DATASET SECTION —
_ _ _ _
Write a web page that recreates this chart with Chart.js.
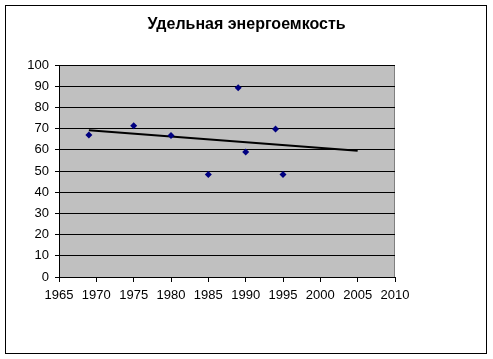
<!DOCTYPE html>
<html>
<head>
<meta charset="utf-8">
<script src="https://cdn.jsdelivr.net/npm/chart.js"></script>
<style>
  html, body { margin: 0; padding: 0; background: #fff; }
  #wrap { width: 493px; height: 359px; position: relative; }
</style>
</head>
<body>
<div id="wrap"><canvas id="myChart" width="493" height="359"></canvas></div>
<script>
// data
const years = [1969, 1975, 1980, 1985, 1989, 1990, 1994, 1995];
const values = [67, 71.4, 66.7, 48.3, 89.3, 59, 69.8, 48.3];
// trend line ends (linear trend, forecast to 2005)
const trendYears = [1969, 2005];
const trendValues = [69.2, 59.5];
const titleText = "Удельная энергоемкость";

const font = "'Liberation Sans', Arial, sans-serif";

// gray plot area, outer frame and the title centred on the whole picture
const frame = {
  id: "frame",
  beforeDraw(chart) {
    const { ctx, chartArea: a } = chart;
    ctx.save();
    ctx.fillStyle = "#fff";
    ctx.fillRect(0, 0, chart.width, chart.height);
    ctx.strokeStyle = "#000";
    ctx.lineWidth = 1;
    ctx.strokeRect(5.5, 5.5, 481, 348);
    ctx.fillStyle = "#c0c0c0";
    ctx.fillRect(a.left, a.top, a.right - a.left, a.bottom - a.top);
    ctx.strokeStyle = "#808080";
    ctx.strokeRect(a.left + 0.5, a.top + 0.5, a.right - a.left - 1, a.bottom - a.top);
    ctx.fillStyle = "#000";
    ctx.font = "bold 16px " + font;
    ctx.textAlign = "center";
    ctx.textBaseline = "middle";
    ctx.fillText(titleText, chart.width / 2, 25);
    ctx.restore();
  },
};

const ctx = document.getElementById("myChart");
new Chart(ctx, {
  type: "scatter",
  data: {
    datasets: [
      {
        label: "points",
        data: years.map((y, i) => ({ x: y, y: values[i] })),
        pointStyle: "rectRot",
        pointRadius: 3.5,
        pointBackgroundColor: "#000080",
        pointBorderColor: "#000080",
        pointBorderWidth: 0,
        showLine: false,
      },
      {
        label: "trend",
        data: trendYears.map((y, i) => ({ x: y, y: trendValues[i] })),
        showLine: true,
        borderColor: "#000",
        borderWidth: 2,
        pointRadius: 0,
      },
    ],
  },
  options: {
    responsive: false,
    animation: false,
    layout: { padding: { left: 9, right: 98, top: 65, bottom: 52 } },
    plugins: {
      legend: { display: false },
      tooltip: { enabled: false },
      title: { display: false },
    },
    scales: {
      x: {
        type: "linear",
        min: 1965,
        max: 2010,
        ticks: { stepSize: 5, color: "#000", font: { family: font, size: 13 }, maxRotation: 0, padding: 6, callback: (v) => v },
        grid: { drawOnChartArea: false, drawTicks: true, tickLength: 5, color: "#000" },
        border: { display: true, color: "#000", width: 1 },
        afterFit(scale) { scale.height = 30; },
      },
      y: {
        min: 0,
        max: 100,
        ticks: { stepSize: 10, color: "#000", font: { family: font, size: 13 }, padding: 6 },
        grid: { color: "#000", lineWidth: 1, drawTicks: true, tickLength: 4 },
        border: { display: true, color: "#000", width: 1 },
        afterFit(scale) { scale.width = 50; },
      },
    },
  },
  plugins: [frame],
});
</script>
</body>
</html>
_ _ _ _
Each line of the data should be quoted exactly, with pictures left out.

Write a web page that recreates this chart with Chart.js.
<!DOCTYPE html>
<html>
<head>
<meta charset="utf-8">
<script src="https://cdn.jsdelivr.net/npm/chart.js"></script>
<style>
  html, body { margin: 0; padding: 0; background: #fff; }
  #wrap { width: 493px; height: 359px; position: relative; }
</style>
</head>
<body>
<div id="wrap"><canvas id="myChart" width="493" height="359"></canvas></div>
<script>
// data
const years = [1969, 1975, 1980, 1985, 1989, 1990, 1994, 1995];
const values = [67, 71.4, 66.7, 48.3, 89.3, 59, 69.8, 48.3];
// trend line ends (linear trend, forecast to 2005)
const trendYears = [1969, 2005];
const trendValues = [69.2, 59.5];
const titleText = "Удельная энергоемкость";

const font = "'Liberation Sans', Arial, sans-serif";

// gray plot area, outer frame and the title centred on the whole picture
const frame = {
  id: "frame",
  beforeDraw(chart) {
    const { ctx, chartArea: a } = chart;
    ctx.save();
    ctx.fillStyle = "#fff";
    ctx.fillRect(0, 0, chart.width, chart.height);
    ctx.strokeStyle = "#000";
    ctx.lineWidth = 1;
    ctx.strokeRect(5.5, 5.5, 481, 348);
    ctx.fillStyle = "#c0c0c0";
    ctx.fillRect(a.left, a.top, a.right - a.left, a.bottom - a.top);
    ctx.strokeStyle = "#808080";
    ctx.strokeRect(a.left + 0.5, a.top + 0.5, a.right - a.left - 1, a.bottom - a.top);
    ctx.fillStyle = "#000";
    ctx.font = "bold 16px " + font;
    ctx.textAlign = "center";
    ctx.textBaseline = "middle";
    ctx.fillText(titleText, chart.width / 2, 25);
    ctx.restore();
  },
};

const ctx = document.getElementById("myChart");
new Chart(ctx, {
  type: "scatter",
  data: {
    datasets: [
      {
        label: "points",
        data: years.map((y, i) => ({ x: y, y: values[i] })),
        pointStyle: "rectRot",
        pointRadius: 3.5,
        pointBackgroundColor: "#000080",
        pointBorderColor: "#000080",
        pointBorderWidth: 0,
        showLine: false,
      },
      {
        label: "trend",
        data: trendYears.map((y, i) => ({ x: y, y: trendValues[i] })),
        showLine: true,
        borderColor: "#000",
        borderWidth: 2,
        pointRadius: 0,
      },
    ],
  },
  options: {
    responsive: false,
    animation: false,
    layout: { padding: { left: 9, right: 98, top: 65, bottom: 52 } },
    plugins: {
      legend: { display: false },
      tooltip: { enabled: false },
      title: { display: false },
    },
    scales: {
      x: {
        type: "linear",
        min: 1965,
        max: 2010,
        ticks: { stepSize: 5, color: "#000", font: { family: font, size: 13 }, maxRotation: 0, padding: 6, callback: (v) => v },
        grid: { drawOnChartArea: false, drawTicks: true, tickLength: 5, color: "#000" },
        border: { display: true, color: "#000", width: 1 },
        afterFit(scale) { scale.height = 30; },
      },
      y: {
        min: 0,
        max: 100,
        ticks: { stepSize: 10, color: "#000", font: { family: font, size: 13 }, padding: 6 },
        grid: { color: "#000", lineWidth: 1, drawTicks: true, tickLength: 4 },
        border: { display: true, color: "#000", width: 1 },
        afterFit(scale) { scale.width = 50; },
      },
    },
  },
  plugins: [frame],
});
</script>
</body>
</html>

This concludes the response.